Sulla metalmeccanica si abbattono i dazi americani al 25 per cento su acciaio, alluminio e componenti. Il settore è già in difficoltà. De Palma: «Servono lavoro e maggiore dignità salariale»
Negli ultimi cinque anni sono più di 13mila i lavoratori che hanno perso il lavoro nel settore metalmeccanico. Molti altri rischiano di perderlo, come dimostrano gli oltre quaranta casi di crisi aziendali aperti al ministero delle Imprese e del Made in Italy. Inoltre, mettendo a confronto gli ultimi tre anni, il ricorso alla cassa integrazione guadagni è aumentato del 36 per cento.
È il quadro a tinte fosche che emerge dai dati raccolti ed elaborati dalla Fiom-Cgil e presentati a Roma da Matteo Gaddi, ricercatore del centro studi Fiom nazionale, e dal segretario generale Fiom Michele De Palma.
I dati
Sono 13.571 i posti di lavoro persi, mentre il numero di addetti attualmente coinvolti in situazioni di crisi, cioè dichiarati esuberi, oppure coinvolti in ammortizzatori sociali è pari a 19.364: il 49,2 per cento degli addetti attualmente in forza a tali aziende metalmeccaniche nei diversi settori.
Concentrandoci sull’automotive 2.127 lavoratori hanno perso il lavoro e il totale degli addetti coinvolti costituisce il 59,1 per cento degli addetti attuali. Tra i tavoli di crisi in questo settore c’è la Menarini, l’ex Fiat di Termini Imerese, Trasnova e via dicendo.
Siderurgia a picco
Nel settore siderurgico si contano 6.308 posti di lavoro persi.

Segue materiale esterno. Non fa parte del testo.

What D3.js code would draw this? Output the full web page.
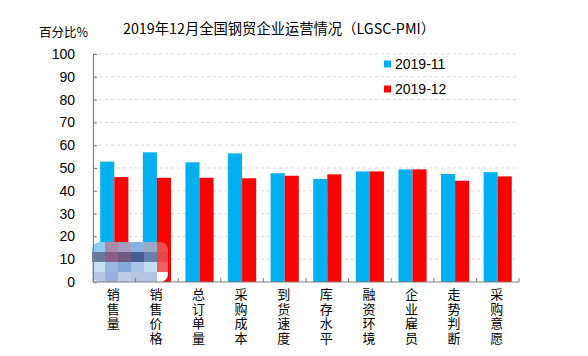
<!DOCTYPE html>
<html><head><meta charset="utf-8">
<script src="https://cdn.jsdelivr.net/npm/d3@7"></script>
<style>
html,body{margin:0;padding:0;background:#fff;}
svg{display:block;font-family:"Noto Sans CJK SC","Noto Sans",sans-serif;}
.vt{writing-mode:vertical-rl;text-orientation:upright;}
</style></head>
<body><svg id="c" width="588" height="356"></svg>
<script>
const categories = ["销售量","销售价格","总订单量","采购成本","到货速度","库存水平","融资环境","企业雇员","走势判断","采购意愿"];
const seriesNames = ["2019-11","2019-12"];
const values2019_11 = [52.8, 56.9, 52.5, 56.4, 47.7, 45.2, 48.5, 49.4, 47.4, 48.2];
const values2019_12 = [46.0, 45.7, 45.7, 45.5, 46.6, 47.2, 48.5, 49.4, 44.4, 46.3];
const yTicks = [0,10,20,30,40,50,60,70,80,90,100];
const colors = ["#00b0f0","#ff0000"];
const title = "2019年12月全国钢贸企业运营情况（LGSC-PMI）";
const yLabel = "百分比%";

const svg = d3.select("#c");
const L = 93, R = 519, T = 54, B = 282;
const x = d3.scaleBand().domain(categories).range([L, R]).paddingInner(0.34).paddingOuter(0.17);
const xs = d3.scaleBand().domain(seriesNames).range([0, x.bandwidth()]);
const y = d3.scaleLinear().domain([0, 100]).range([B, T]);

// gridlines
svg.append("g").selectAll("line").data(yTicks.filter(d => d > 0)).join("line")
  .attr("x1", L).attr("x2", R).attr("y1", d => y(d)).attr("y2", d => y(d))
  .attr("stroke", "#d9d9d9").attr("stroke-width", 1).attr("stroke-dasharray", "3,3");

// bars
const data = categories.map((c, i) => ({c, vals: [values2019_11[i], values2019_12[i]]}));
const grp = svg.append("g").selectAll("g").data(data).join("g")
  .attr("transform", d => `translate(${x(d.c)},0)`);
grp.selectAll("rect").data(d => d.vals.map((v, j) => ({s: seriesNames[j], v, j}))).join("rect")
  .attr("x", d => xs(d.s)).attr("width", xs.bandwidth())
  .attr("y", d => y(d.v)).attr("height", d => y(0) - y(d.v))
  .attr("fill", d => colors[d.j]);

// mosaic watermark (decorative)
const mosaic = [
  ["#8ecdf0","#a98aa8","#a79ac0","#86b3e0","#98aac4","#e85050"],
  ["#6a7a9a","#8a5e8a","#6e5a80","#445e90","#6880b0","#e84848"],
  ["#c8e0f4","#9ab8e0","#84a8d8","#a8c4e4","#c4e0f4","#f06060"],
  ["#b8c8e4","#98b0e0","#c0cce4","#b8c4e0","#b0c4e4","#ffffff"]
];
const defs = svg.append("defs");
defs.append("clipPath").attr("id","mc").append("rect")
  .attr("x",92).attr("y",242).attr("width",76).attr("height",40).attr("rx",8);
const mg = svg.append("g").attr("clip-path","url(#mc)");
mosaic.forEach((row, r) => row.forEach((col, k) => {
  mg.append("rect").attr("x", 92 + k*13).attr("y", 242 + r*10).attr("width", 13).attr("height", 10).attr("fill", col);
}));

// y axis
const yAxis = svg.append("g").attr("transform", `translate(${L},0)`)
  .call(d3.axisLeft(y).tickValues(yTicks).tickSize(-4).tickPadding(18));
yAxis.select(".domain").attr("stroke", "#7f7f7f").attr("stroke-width", 1.2);
yAxis.selectAll(".tick line").attr("stroke", "#7f7f7f");
yAxis.selectAll(".tick text").attr("font-size", 14).attr("fill", "#000")
  .attr("font-family", "'Liberation Sans','Noto Sans',sans-serif");

// x axis
svg.append("line").attr("x1", L).attr("x2", R).attr("y1", B).attr("y2", B)
  .attr("stroke", "#7f7f7f").attr("stroke-width", 1.2);
const bounds = d3.range(categories.length + 1).map(i => L + i * x.step());
svg.append("g").selectAll("line").data(bounds).join("line")
  .attr("x1", d => d).attr("x2", d => d).attr("y1", B).attr("y2", B - 4)
  .attr("stroke", "#7f7f7f").attr("stroke-width", 1);

// x labels, vertical
svg.append("g").selectAll("text").data(categories).join("text")
  .attr("class", "vt")
  .attr("x", d => x(d) + x.bandwidth()/2 - 1)
  .attr("y", 288)
  .attr("font-size", 13).attr("letter-spacing", 1.5).attr("fill", "#000")
  .text(d => d);

// title
svg.append("text").attr("x", 279).attr("y", 34).attr("text-anchor", "middle")
  .attr("font-size", 14.3).attr("fill", "#000").text(title);
svg.append("text").attr("x", 39).attr("y", 37).attr("font-size", 12.5).attr("fill", "#000").text(yLabel);

// legend
const lg = svg.append("g").selectAll("g").data(seriesNames).join("g")
  .attr("transform", (d, i) => `translate(384,${64 + i*25})`);
lg.append("rect").attr("x", 0).attr("y", -3.5).attr("width", 7).attr("height", 7)
  .attr("fill", (d, i) => colors[i]);
lg.append("text").attr("x", 11).attr("y", 5).attr("font-size", 14).attr("fill", "#000")
  .attr("font-family", "'Liberation Sans','Noto Sans',sans-serif").text(d => d);
</script></body></html>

Il totale degli addetti coinvolti dagli ammortizzatori sociali costituisce il 47 percento degli addetti attuali. Tra le aziende che vanno e vengono dal tavolo del Mimit ci sono, per citare le maggiori, le Acciaierie d'Italia (ex Ilva di Taranto), Berco e la JSW Steel Italy Piombino (ex Lucchini).
Nell'elettrodomestico, dall'origine delle crisi ad oggi, sono stati persi 1.232 posti di lavoro, il totale degli addetti coinvolti dagli ammortizzatori sociali costituisce il 24 per cento di dipendenti.
Dignità salariale
«Abbiamo un tema costituzionale», scandisce il segretario generale Fiom Michele De Palma, «Oggi per la maggioranza dei lavoratori la retribuzione non è dignitosa». E continua: «non possiamo negoziare solo il recupero di una parte dell’inflazione. Noi vogliamo un salario dignitoso».
Per altro la metalmeccanica è il settore che paga il prezzo più alto dall’introduzione dei dazi. Per i prodotti metalmeccanici, i dazi Usa in vigore o imminenti in misura del 25 per cento riguardano l’alluminio per un valore complessivo di 3,417 miliardi di dollari di esportazioni italiane, l’acciaio per un valore complessivo 2,258 miliardi di dollari, i veicoli per un valore complessivo di 3,653 miliardi di dollari e la componentistica dei veicoli per un valore complessivo di 2,752 miliardi di dollari. Per un totale di circa 12 miliardi di dollari.
Per De Palma «la guerra dei dazi rischia di essere pagata prima di tutto dai lavoratori, con la delocalizzazione delle aziende». Risposte e provvedimenti devono arrivare non solo dall’Italia ma dall’Unione europea e le soluzioni sono diversificare i partner commerciali, puntare a una dinamica di equilibrio tra import ed export e quindi superare un modello economico basato sulle esportazioni e sull’alta marginalità, sostiene De Palma.
Il rischio è che dazi, crisi e transizione abbiano un impatto ad oggi non stimabile «ma molto importante da un punto di vista occupazionale e per i giovani che non hanno futuro».
Tra le proposte avanzate dalla Fiom, ci sarebbe uno strumento nuovo «da discutere con la ministra del lavoro Calderone per affrontare la crisi: noi pensiamo che i piani industriali debbano essere affiancato da un piano pluriennale di garanzia occupazionale».